I don't think it's an "ideal world". It's just one of the choices. Right now in Airflow authentication is very closely connected to the Connection and corresponding Hook. Basically Auth is THE ONLY functionality that Hook provides on top of most of the integrations. You give it a connection id and it gives you back some form of a client that you can use. Other than that hooks are not very useful - they are passing through parameters to underlying "clients". Qute often, particular Hook returns you directly a Python client that you could instantiate and use yourself. The actual "benefit" of using Hooks is that you can pass it the connection id. That's pretty much it. And this is big and important feature. Currently, the way to implement different authentications it is through inheritance (if we want to do handling at the Hook level). If you need an extended Hook with new authentication, you extend one that is there and add the authentication. This fits very well Airflow's model - where Hook is a class and it is extendable and can be passed a connection id. Postgres Hook should get postgres connection id and so on. If you want to implement Postgres Hook with the conneciton Id from Google, you should implement a GooglePostgresHook "child" that can take Google Connection as initialization param. Or if you want to use AWS authentication - implement an AWSPostgres Hook "child" that can take "AWS connection" as initialization param. And this is the model used currently. This is a different model than "pluggable" authentication - where you "extend" rather tha "inject" authentication. We might have different view on which model is better. I personally think the "pluggable authentication" is far more difficult to make into a generic solution that is applicable to multiple types of hook, I'd say airflow's model where you extend functionality and add authentication as you need it in "child" class is much better - as it saves you to define a common "authenticaiton" layer - that would have to handle a lot of complexities - a good example is impersonation chain from GCP which is very specific for GCP, and implementing common "authentication" model which would handle, GCP, Azure, AWS, Databricks, and big number of other options - via HTTP, proprietary database connection types, OpenID, Oauth etc is far more complex and error-prone. But no-matter what our thinking on more/less complex is - the "Extension" model is what is being used in Airflow. |
It depends which way you look. For me it look like the same some additional method added years ago and not well maintained and documented:
The reason why IAM exists in postgres provider and not in amazon as well as google federation in amazon provide and not in google it is clear for me - no other way exists for extend authentication. To be clear I'm agree that auth by IAM from postgres/mysql should move out from postgres provider. I just think about appropriate replacement which might easy to maintain and easy add additional integration with other cloud providers.

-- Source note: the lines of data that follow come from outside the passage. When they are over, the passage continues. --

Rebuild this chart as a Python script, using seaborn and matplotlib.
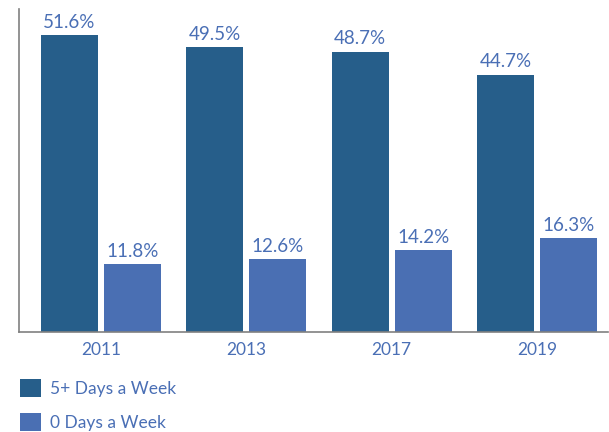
import numpy as np
import pandas as pd
import matplotlib
matplotlib.use("Agg")
import matplotlib.pyplot as plt
import seaborn as sns

years = ["2011", "2013", "2017", "2019"]
five_plus = [51.6, 49.5, 48.7, 44.7]
zero_days = [11.8, 12.6, 14.2, 16.3]
series_names = ["5+ Days a Week", "0 Days a Week"]

DARK = "#265e8a"
LIGHT = "#4a6fb3"
TXT = "#4a6fb5"

sns.set_theme(style="white")
plt.rcParams["font.family"] = ["Lato", "DejaVu Sans"]

df = pd.DataFrame({
    "year": years * 2,
    "pct": five_plus + zero_days,
    "serie": [series_names[0]] * len(years) + [series_names[1]] * len(years),
})

fig = plt.figure(figsize=(6.09, 4.32), dpi=100)
ax = fig.add_axes([19 / 609, 1 - 332 / 432, (608 - 19) / 609, (332 - 9) / 432])

sns.barplot(data=df, x="year", y="pct", hue="serie", hue_order=series_names,
            palette=[DARK, LIGHT], width=0.866, gap=0.095, saturation=1,
            edgecolor="none", linewidth=0, ax=ax)

for cont in ax.containers:
    ax.bar_label(cont, fmt="%.1f%%", padding=3, color=TXT, fontsize=13.5)

ax.set_ylim(0, 56.1)
ax.set_xlim(-0.564, 3.489)
ax.set_yticks([])
ax.set_xlabel(""); ax.set_ylabel("")
ax.tick_params(axis="x", length=0, pad=7, labelsize=12.5, labelcolor=TXT)
for s in ["top", "right"]:
    ax.spines[s].set_visible(False)
for s in ["left", "bottom"]:
    ax.spines[s].set_color("#808080")
    ax.spines[s].set_linewidth(1.2)

h, l = ax.get_legend_handles_labels()
ax.legend_.remove()
fig.legend(h, l, loc="upper left", bbox_to_anchor=(20 / 609, 1 - 379 / 432),
           frameon=False, fontsize=12.5, handlelength=1.2, handleheight=1.2,
           handletextpad=0.5, labelspacing=0.95, borderpad=0, borderaxespad=0,
           labelcolor=TXT)

fig.savefig("out.png", dpi=100)
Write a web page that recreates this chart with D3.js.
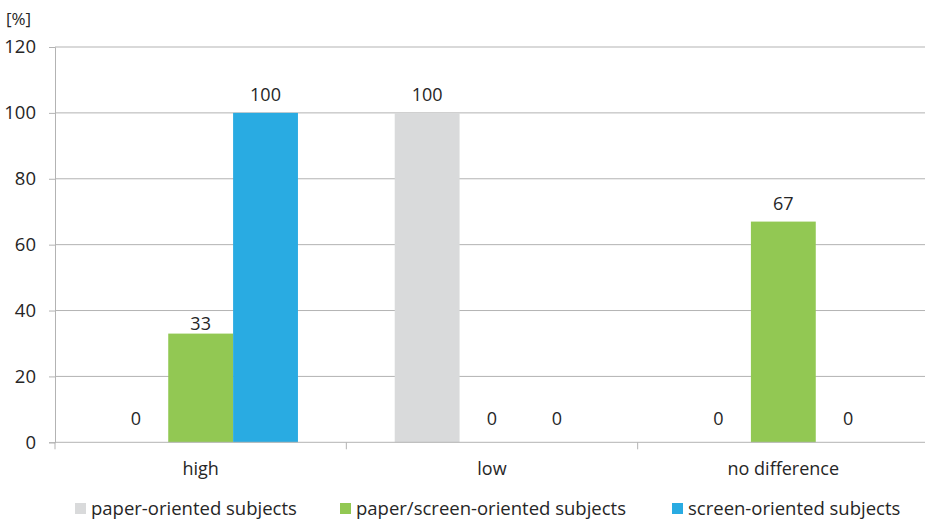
<!DOCTYPE html>
<html><head><meta charset="utf-8">
<script src="https://cdn.jsdelivr.net/npm/d3@7"></script>
<style>body{margin:0;background:#fff}svg{display:block}text{font-family:"Open Sans",sans-serif;fill:#262626}</style>
</head><body><svg id="c" width="925" height="520"></svg>
<script>
const categories = ["high", "low", "no difference"];
const seriesNames = ["paper-oriented subjects", "paper/screen-oriented subjects", "screen-oriented subjects"];
const paperValues = [0, 100, 0];
const paperScreenValues = [33, 0, 67];
const screenValues = [100, 0, 0];
const yTicks = [0, 20, 40, 60, 80, 100, 120];
const colors = ["#d9dadb", "#92c853", "#29abe2"];
const seriesValues = [paperValues, paperScreenValues, screenValues];

const svg = d3.select("#c");
const mLeft = 55, mRight = 929, mTop = 47, mBottom = 442.3;
const x0 = d3.scaleBand().domain(categories).range([mLeft, mRight]).padding(0);
const x1 = d3.scaleBand().domain(seriesNames).range([0, x0.bandwidth()]).paddingInner(0).paddingOuter(0.746);
const y = d3.scaleLinear().domain([0, 120]).range([mBottom, mTop]);

// grid
svg.append("g").selectAll("line").data(yTicks.filter(d => d > 0)).join("line")
  .attr("x1", mLeft).attr("x2", mRight).attr("y1", d => y(d)).attr("y2", d => y(d))
  .attr("stroke", "#b3b3b3").attr("stroke-width", 1);

// y axis
const ya = svg.append("g").attr("transform", `translate(${mLeft},0)`)
  .call(d3.axisLeft(y).tickValues(yTicks).tickSize(6).tickPadding(13));
ya.select(".domain").attr("stroke", "#b3b3b3");
ya.selectAll(".tick line").attr("stroke", "#b3b3b3");
ya.selectAll("text").style("font-size", "18.5px").style("font-family", "'Open Sans',sans-serif").attr("fill", "#262626");

// bars
const gridYs = yTicks.map(t => y(t));
categories.forEach((cat, ci) => {
  seriesNames.forEach((s, si) => {
    const v = seriesValues[si][ci];
    const bx = x0(cat) + x1(s);
    if (v > 0) {
      svg.append("rect").attr("x", bx).attr("width", x1.bandwidth())
        .attr("y", y(v)).attr("height", y(0) - y(v)).attr("fill", colors[si]);
    }
    let ly = v > 0 ? y(v) - 19 : y(0) - 24;
    // keep label off gridlines
    if (gridYs.some(g => Math.abs(g - ly) < 8)) ly = y(v) - 11;
    svg.append("text").attr("x", bx + x1.bandwidth() / 2)
      .attr("y", ly)
      .attr("text-anchor", "middle").attr("dominant-baseline", "central")
      .style("font-size", "18px").text(v);
  });
});

// x axis
const xa = svg.append("g").attr("transform", `translate(0,${mBottom})`);
xa.append("line").attr("x1", mLeft).attr("x2", mRight).attr("stroke", "#b3b3b3");
const xTickPos = categories.map(c => x0(c)).concat([mRight]);
xa.selectAll("line.t").data(xTickPos).join("line").attr("class", "t")
  .attr("x1", d => d).attr("x2", d => d).attr("y1", 0).attr("y2", 7).attr("stroke", "#b3b3b3");
xa.selectAll("text").data(categories).join("text")
  .attr("x", d => x0(d) + x0.bandwidth() / 2).attr("y", 26)
  .attr("text-anchor", "middle").attr("dominant-baseline", "central")
  .style("font-size", "18px").text(d => d);

// y unit
svg.append("text").attr("x", 6).attr("y", 18).attr("dominant-baseline", "central")
  .style("font-size", "17px").text("[%]");

// legend
const legendX = [75, 340, 672];
seriesNames.forEach((s, i) => {
  const g = svg.append("g").attr("transform", `translate(${legendX[i]},507)`);
  g.append("rect").attr("x", 0).attr("y", -4).attr("width", 11).attr("height", 11).attr("fill", colors[i]);
  g.append("text").attr("x", 16).attr("y", 0).attr("dominant-baseline", "central")
    .style("font-size", "18.5px").text(s);
});
</script></body></html>
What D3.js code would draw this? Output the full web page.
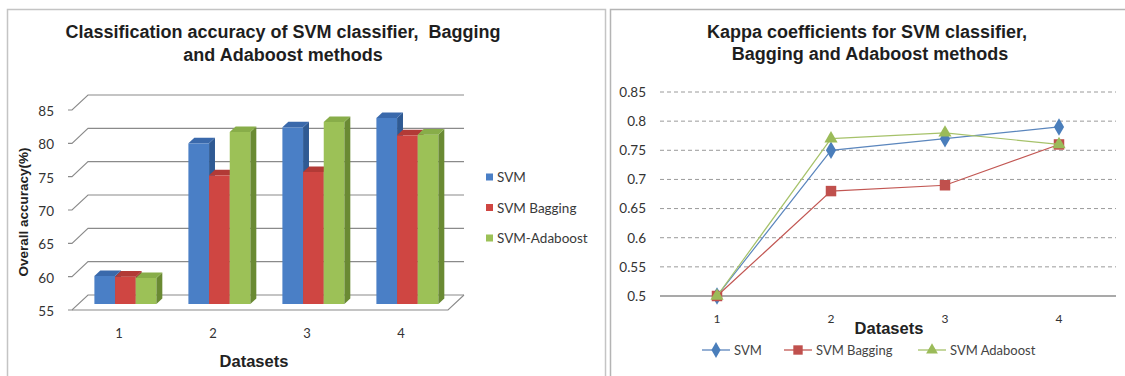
<!DOCTYPE html>
<html>
<head>
<meta charset="utf-8">
<script src="https://cdn.jsdelivr.net/npm/d3@7/dist/d3.min.js"></script>
<style>
  html, body { margin: 0; padding: 0; background: #fff; }
  svg { display: block; }
  text { font-family: Lato, "Liberation Sans", sans-serif; }
  .title { font-family: "Liberation Sans", Arial, sans-serif; font-weight: bold; font-size: 18px; fill: #1e1e1e; }
  .axisTitle { font-family: "Liberation Sans", Arial, sans-serif; font-weight: bold; fill: #222; }
</style>
</head>
<body>
<svg id="chart" width="1125" height="376"></svg>
<script>
// Datasets shown on both charts
const categories = ["1", "2", "3", "4"];

// Overall accuracy (%) per dataset
const accSVM       = [59.2, 79.1, 81.5, 82.9];
const accBagging   = [59.1, 74.3, 74.8, 80.3];
const accAdaboost  = [58.9, 80.8, 82.3, 80.4];
const accTicks     = [55, 60, 65, 70, 75, 80, 85];
const accSeriesNames = ["SVM", "SVM Bagging", "SVM-Adaboost"];

// Kappa coefficients per dataset
const kappaSVM      = [0.5, 0.75, 0.77, 0.79];
const kappaBagging  = [0.5, 0.68, 0.69, 0.76];
const kappaAdaboost = [0.5, 0.77, 0.78, 0.76];
const kappaTicks    = [0.5, 0.55, 0.6, 0.65, 0.7, 0.75, 0.8, 0.85];
const kappaSeriesNames = ["SVM", "SVM Bagging", "SVM Adaboost"];

const svg = d3.select("#chart");

// ---------- panel frames ----------
svg.append("rect").attr("x", 7.5).attr("y", 9.5).attr("width", 598).attr("height", 380)
  .attr("fill", "#fff").attr("stroke", "#c4c4c4").attr("stroke-width", 1.5);
svg.append("rect").attr("x", 610.5).attr("y", 9.5).attr("width", 530).attr("height", 380)
  .attr("fill", "#fff").attr("stroke", "#b4b4b4").attr("stroke-width", 1.5);

// =====================================================================
// Left: 3-D clustered columns of overall accuracy
// =====================================================================
const L = svg.append("g");
const depth = { dx: 16, dy: -15 };          // oblique offset of the back wall
const barFront = 0.40, barBack = 0.77;      // depth fractions occupied by bars

const yAcc = d3.scaleLinear().domain([55, 85]).range([310, 110]);
const xAcc = d3.scaleBand().domain(categories).range([72, 448]);

L.append("text").attr("class", "title").attr("x", 283).attr("y", 38)
  .attr("text-anchor", "middle").attr("xml:space", "preserve")
  .text("Classification accuracy of SVM classifier,  Bagging");
L.append("text").attr("class", "title").attr("x", 283).attr("y", 61)
  .attr("text-anchor", "middle").text("and Adaboost methods");

// back-wall gridlines with their slanted side-wall segments
const x0 = xAcc.range()[0], x1 = xAcc.range()[1];
accTicks.forEach(t => {
  const yf = yAcc(t);
  L.append("path")
    .attr("d", `M${x0 - 4},${yf} L${x0},${yf} L${x0 + depth.dx},${yf + depth.dy} L${x1 + depth.dx},${yf + depth.dy}`)
    .attr("fill", "none").attr("stroke", "#8a8a8a").attr("stroke-width", 1.1);
  L.append("text").attr("x", 54).attr("y", yf + 6)
    .attr("text-anchor", "end").attr("font-size", 13.5).attr("fill", "#333")
    .text(t);
});
// floor outline
L.append("path")
  .attr("d", `M${x0},${yAcc(55)} L${x1},${yAcc(55)} L${x1 + depth.dx},${yAcc(55) + depth.dy}`)
  .attr("fill", "none").attr("stroke", "#8a8a8a").attr("stroke-width", 1.1);

const accSeries = [accSVM, accBagging, accAdaboost];
const barColors = [
  { front: "#4a7fc6", side: "#2f5a93", top: "#3a69ab" },
  { front: "#cf4642", side: "#952d2a", top: "#b23a36" },
  { front: "#9cc157", side: "#6a8a33", top: "#88ad49" }
];
const groupW = 62;
const inner = d3.scaleBand().domain(d3.range(3)).range([0, groupW]);
const fdx = depth.dx * barFront, fdy = depth.dy * barFront;
const bdx = depth.dx * (barBack - barFront), bdy = depth.dy * (barBack - barFront);

categories.forEach((c, i) => {
  const gx = xAcc(c) + xAcc.bandwidth() / 2 - groupW / 2 + fdx;
  accSeries.forEach((vals, s) => {
    const bx = gx + inner(s), bw = inner.bandwidth();
    const yb = yAcc(55) + fdy, yt = yAcc(vals[i]) + fdy;
    const col = barColors[s];
    L.append("rect").attr("x", bx).attr("y", yt).attr("width", bw).attr("height", yb - yt)
      .attr("fill", col.front);
    L.append("path")
      .attr("d", `M${bx + bw},${yt} L${bx + bw + bdx},${yt + bdy} L${bx + bw + bdx},${yb + bdy} L${bx + bw},${yb}Z`)
      .attr("fill", col.side);
    L.append("path")
      .attr("d", `M${bx},${yt} L${bx + bdx},${yt + bdy} L${bx + bw + bdx},${yt + bdy} L${bx + bw},${yt}Z`)
      .attr("fill", col.top);
  });
  L.append("text").attr("x", xAcc(c) + xAcc.bandwidth() / 2).attr("y", 338)
    .attr("text-anchor", "middle").attr("font-size", 13).attr("fill", "#333").text(c);
});

L.append("text").attr("class", "axisTitle").attr("font-size", 16.5)
  .attr("x", 254).attr("y", 367).attr("text-anchor", "middle").text("Datasets");
L.append("text").attr("class", "axisTitle").attr("font-size", 13.5)
  .attr("transform", "translate(28,212) rotate(-90)")
  .attr("text-anchor", "middle").text("Overall accuracy(%)");

// legend
accSeriesNames.forEach((n, s) => {
  const ly = 177 + s * 30.5;
  L.append("rect").attr("x", 486).attr("y", ly - 3.5).attr("width", 7).attr("height", 7)
    .attr("fill", barColors[s].front);
  L.append("text").attr("x", 497).attr("y", ly + 5).attr("font-size", 13.5)
    .attr("fill", "#3a3a3a").text(n);
});

// =====================================================================
// Right: line chart of kappa coefficients
// =====================================================================
const R = svg.append("g");
const yK = d3.scaleLinear().domain([0.5, 0.85]).range([296, 92]);
const xK = d3.scaleBand().domain(categories).range([660, 1116]);
const cx = c => xK(c) + xK.bandwidth() / 2;

R.append("text").attr("class", "title").attr("x", 867).attr("y", 38)
  .attr("text-anchor", "middle").text("Kappa coefficients for SVM classifier,");
R.append("text").attr("class", "title").attr("x", 870).attr("y", 60)
  .attr("text-anchor", "middle").text("Bagging and Adaboost methods");

// horizontal gridlines
kappaTicks.forEach(t => {
  R.append("line").attr("x1", 660).attr("x2", 1116).attr("y1", yK(t)).attr("y2", yK(t))
    .attr("stroke", t === 0.5 ? "#8c8c8c" : "#9a9a9a")
    .attr("stroke-width", t === 0.5 ? 1.3 : 1)
    .attr("stroke-dasharray", t === 0.5 ? null : "4,3");
});

const yAxis = d3.axisLeft(yK).tickValues(kappaTicks).tickSize(0).tickPadding(0)
  .tickFormat(d3.format(""));
const ya = R.append("g").attr("transform", "translate(646,0)").call(yAxis);
ya.select(".domain").remove();
ya.selectAll("text").attr("font-size", 13.5).attr("fill", "#333")
  .attr("font-family", "Lato, 'Liberation Sans', sans-serif");

categories.forEach(c => {
  R.append("text").attr("x", cx(c)).attr("y", 323).attr("text-anchor", "middle")
    .attr("font-size", 12).attr("fill", "#333").text(c);
});
R.append("text").attr("class", "axisTitle").attr("font-size", 16.5)
  .attr("x", 889).attr("y", 334).attr("text-anchor", "middle").text("Datasets");

const kSeries = [
  { vals: kappaSVM, line: "#5b86bd", fill: "#4a7ebb", sym: d3.symbolDiamond, size: 90 },
  { vals: kappaBagging, line: "#c25753", fill: "#c0504d", sym: d3.symbolSquare, size: 110 },
  { vals: kappaAdaboost, line: "#a6c26a", fill: "#9bbb59", sym: d3.symbolTriangle, size: 75 }
];
const line = d3.line().x((d, i) => cx(categories[i])).y(d => yK(d));

kSeries.forEach(s => {
  R.append("path").datum(s.vals).attr("d", line)
    .attr("fill", "none").attr("stroke", s.line).attr("stroke-width", 1.2);
  R.selectAll(null).data(s.vals).enter().append("path")
    .attr("transform", (d, i) => `translate(${cx(categories[i])},${yK(d)})`)
    .attr("d", d3.symbol().type(s.sym).size(s.size))
    .attr("fill", s.fill);
});

// legend
const legX = [716, 798, 932];
kSeries.forEach((s, i) => {
  const lx = legX[i], ly = 350;
  R.append("line").attr("x1", lx - 14).attr("x2", lx + 14).attr("y1", ly).attr("y2", ly)
    .attr("stroke", s.line).attr("stroke-width", 1.3);
  R.append("path").attr("transform", `translate(${lx},${ly})`)
    .attr("d", d3.symbol().type(s.sym).size(s.size * 0.8)).attr("fill", s.fill);
  R.append("text").attr("x", lx + 18).attr("y", ly + 5).attr("font-size", 13)
    .attr("fill", "#444").text(kappaSeriesNames[i]);
});
</script>
</body>
</html>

The issue that right now if you extend hook than you need to also implements all operators. It could be done as well as done for DBApiHook, however DBApiHook not only about auth and also it about support specific protocols for specific database. However for Postgres, Docker, MySQL and might be other it only about how to implements the way how to obtain credentials and pass for specific client. It might be expect execute some class. In this case it might required some changes in core, so it not available in providers until min version of airflow will meet requirements. And right might be it more about create some AIP and discuss with different approaches and benefits, WDYT? |
@mik-laj @potiuk Let's finalise discussion. We not ready to add auth to Amazon ECR by this way it described in the PR for different reasons:
So might be some additional way to help user to integrate with ECR if it required? It could be some page in to documentation like this snippet #9707 (comment) or create Operator which could update specific docker connection by ECR credentials WDYT guys? |
Why not using the oppoertunity to add the auth mechanism now? I do not think this needs a super-generic solution that will work for all hooks. I think there are a few operators that really need this kind of pluggable authentication, I think this DockerHook change is a good opportunity to add it. I would say we need something very similar that requests library uses, where you can pass auth object https://requests.readthedocs.io/en/latest/user/authentication/ - and you could add the "auth" class to pass to DockerHook and Docker operators to pass "DockerAuth" Protocol / Abstract class that would handle the authentication. Once we get it implemented here, we could apply similar approach to Postgres and fix the current behaviour and any other class that has it done in a similar class. I think there could be various auth Classes in "Amazon" - one for Docker, one for Postgres, etc. and they could use some common code if needed. Do you think of any drawbacks of the approach @Taragolis ? |
@potiuk Right now I thought this is only one approach which could cover:
It is only required small changes in current operators and do not need re-implement everything in case if it required only the way of Auth. This PR also in draft by the one reason I do not have an idea the best place where write the documentation how to use Auth. It might be:
And also I would like to add some information about other Hooks and something which might (or might not) be nixe implemented in the future. Which not related to current PR HttpHookRight now my daily workload do not required but couple years ago we were using it very active. I do not remember might be in 1.10.4 HttpHook do not even have this parameter for request Auth (today I lazy to check it). But major issue currently you need to create new hook and overwrite I found this code from the old project (note: code created for 1.10.x) Custom Authclass BearerAuth(AuthBase):
""" Bearer Authorization implementation for requests """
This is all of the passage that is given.